Prace

Fałda

W ramach pracy nad doktoratem interesuję się pojęciem współczesnego baroku. Jest to pojęcie niejednoznaczne i dość obszerne, będące jednak źródłem wielu tropów wizualnych i trendów myślowych jakie można zaobserwować we współczesnej kulturze. Jednym z tropów, jaki mnie zainteresował, jest barokowa tendencja do upłynniania się, będąca m.in. efektem zamiłowania barokowej sztuki do przekraczania granic, wychodzenia poza ramy. Przedstawienia na moich obrazach również się upłynniają. Sam historyczny barok uwielbia upodabniać formy stałe do „płynu” wyoblając kształty i poddając je sile grawitacji. Farba na moich obrazach nie pęka, jak to zwykle ma miejsce, a według barokowej myśli spływa z nich, roztapia się niczym wosk jednak, dając wrażenie rozpadu i dezintegracji samego przedstawienia. Pozostają po nim jedynie fragmenty mamiące się między strugami resztek. Korzystam z tej estetyki w nawiązaniu do barokowej obsesji śmierci, której wyrazem były m.in. bogate, holenderskie martwe natury.

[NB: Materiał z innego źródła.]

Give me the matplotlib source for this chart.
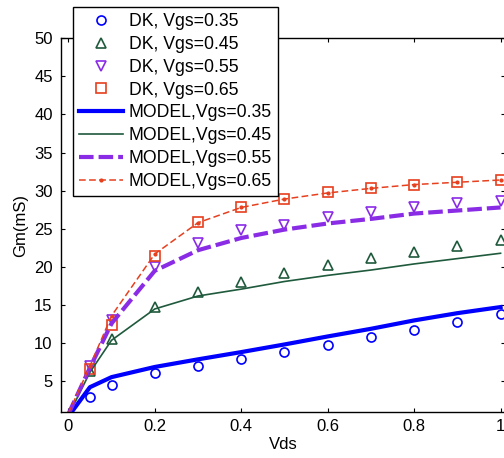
import matplotlib
matplotlib.use('Agg')
import matplotlib.pyplot as plt

plt.rcParams['font.family'] = ['Liberation Sans', 'DejaVu Sans']
plt.rcParams['font.size'] = 12

# measured points (DK)
vds_dk = [0.05, 0.1, 0.2, 0.3, 0.4, 0.5, 0.6, 0.7, 0.8, 0.9, 1.0]
dk_035 = [3.0, 4.57, 6.05, 6.97, 7.97, 8.9, 9.76, 10.8, 11.8, 12.85, 13.87]
dk_045 = [6.4, 10.6, 14.8, 16.7, 18.0, 19.2, 20.3, 21.2, 22.0, 22.8, 23.5]
dk_055 = [7.0, 13.0, 20.0, 23.1, 24.8, 25.45, 26.5, 27.2, 27.8, 28.4, 28.7]
dk_065 = [6.7, 12.4, 21.4, 25.9, 27.9, 28.9, 29.8, 30.4, 30.8, 31.1, 31.35]

# model curves
vds_m = [0.0, 0.05, 0.1, 0.2, 0.3, 0.4, 0.5, 0.6, 0.7, 0.8, 0.9, 1.0]
m_035 = [0.4, 4.25, 5.57, 6.9, 7.9, 8.85, 9.85, 10.9, 11.9, 13.0, 13.95, 14.75]
m_045 = [0.5, 6.2, 10.4, 14.5, 16.2, 17.1, 18.1, 18.9, 19.6, 20.4, 21.1, 21.8]
m_055 = [0.7, 6.8, 12.6, 19.5, 22.2, 23.8, 24.9, 25.7, 26.3, 27.0, 27.4, 27.8]
m_065 = [0.8, 7.0, 13.6, 21.7, 25.8, 27.8, 28.9, 29.7, 30.3, 30.8, 31.1, 31.4]

blue = '#0000ff'
green = '#1f5a3c'
purple = '#8a2be6'
red = '#e6401e'

fig = plt.figure(figsize=(5.04, 4.58), dpi=100)
ax = fig.add_axes([0.121, 0.1004, 0.881, 0.8166])

ax.plot(vds_dk, dk_035, 'o', ls='none', mfc='none', mec=blue, ms=6.5, mew=1.2,
        label='DK, Vgs=0.35')
ax.plot(vds_dk, dk_045, '^', ls='none', mfc='none', mec=green, ms=7, mew=1.2,
        label='DK, Vgs=0.45')
ax.plot(vds_dk, dk_055, 'v', ls='none', mfc='none', mec=purple, ms=7, mew=1.2,
        label='DK, Vgs=0.55')
ax.plot(vds_dk, dk_065, 's', ls='none', mfc='none', mec=red, ms=6.5, mew=1.2,
        label='DK, Vgs=0.65')

ax.plot(vds_m, m_035, '-', color=blue, lw=3, label='MODEL,Vgs=0.35')
ax.plot(vds_m, m_045, '-', color=green, lw=1.2, label='MODEL,Vgs=0.45')
ax.plot(vds_m, m_055, '--', color=purple, lw=3, dashes=(3.5, 1.2),
        label='MODEL,Vgs=0.55')
ax.plot(vds_m, m_065, '--', color=red, lw=1.1, dashes=(4.4, 2.2),
        marker='.', ms=4, label='MODEL,Vgs=0.65')

ax.set_xlim(-0.0169, 1.0103)
ax.set_ylim(1, 50)
ax.set_xticks([0, 0.2, 0.4, 0.6, 0.8, 1.0])
ax.set_xticklabels(['0', '0.2', '0.4', '0.6', '0.8', '1'])
ax.set_yticks(range(5, 51, 5))
ax.tick_params(direction='in', top=True, right=True, length=3, width=0.8)
ax.tick_params(axis='y', pad=6)
ax.tick_params(axis='x', pad=5)
for s in ax.spines.values():
    s.set_linewidth(1)

ax.set_xlabel('Vds', labelpad=2)
ax.set_ylabel('Gm(mS)', labelpad=4)

# legend sits above the top-left corner of the axes
leg = ax.legend(loc='upper left', bbox_to_anchor=(73 / 504, 1 - 7 / 458),
                bbox_transform=fig.transFigure, borderaxespad=0,
                fancybox=False, framealpha=1, edgecolor='black',
                handlelength=2.5, handletextpad=0.3, labelspacing=0.33,
                borderpad=0.35, fontsize=12.7)
leg.get_frame().set_linewidth(1)

fig.savefig('out.png', dpi=100)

Estetyka ta wydaje się być pomocna w zacieraniu granic między sztuką dawną, a współczesną. Odnajduje się również w teraźniejszym dyskursie dotyczącym „końca” świata, przynajmniej takiego jakim go znamy, poddając zniszczeniu pewne znane nam i ikoniczne przedstawienia z przeszłości, które należą do starego porządku.  W ostatnim czasie powstała seria obrazów ukazująca wizerunki mężczyzn w strojach podkreślających ich status i zamiłowanie do polowania, typowo męskiego zajęcia którego cele są raczej w mniejszym stopniu pragmatyczne. To eksponowanie pozycji społecznej, jako że w owym czasie była to rozrywka wyłącznie dla bogatych, ale też pewnego rodzaju odwagi.  Stroje te, zarówno jak i same wizerunki, stały się dla mnie symbolami  teatralności ról społecznych. Wizerunki są wręcz ekstremalną wersją tej teatralizacji - sztucznie upozowane i wystrojone postacie tracą cokolwiek z naturalności. Są one utrwalonym występem społecznym, a ich celem jest dawanie i utrzymywanie pewnych pożądanych wrażeń u innych. Tradycja ta ma swoich kontynuatorów również dziś, za sprawą powszechnego medium fotografii, przez co przyjmuje być może nieco bardziej groteskowe, czy mniej wyrafinowane formy (choć patrząc na wizerunek „Mężczyzny trzymającego jelenia za tylne nogi”, wyglądającego niczym scena z barokowego filmu akcji, można próbować podważyć to stwierdzenie).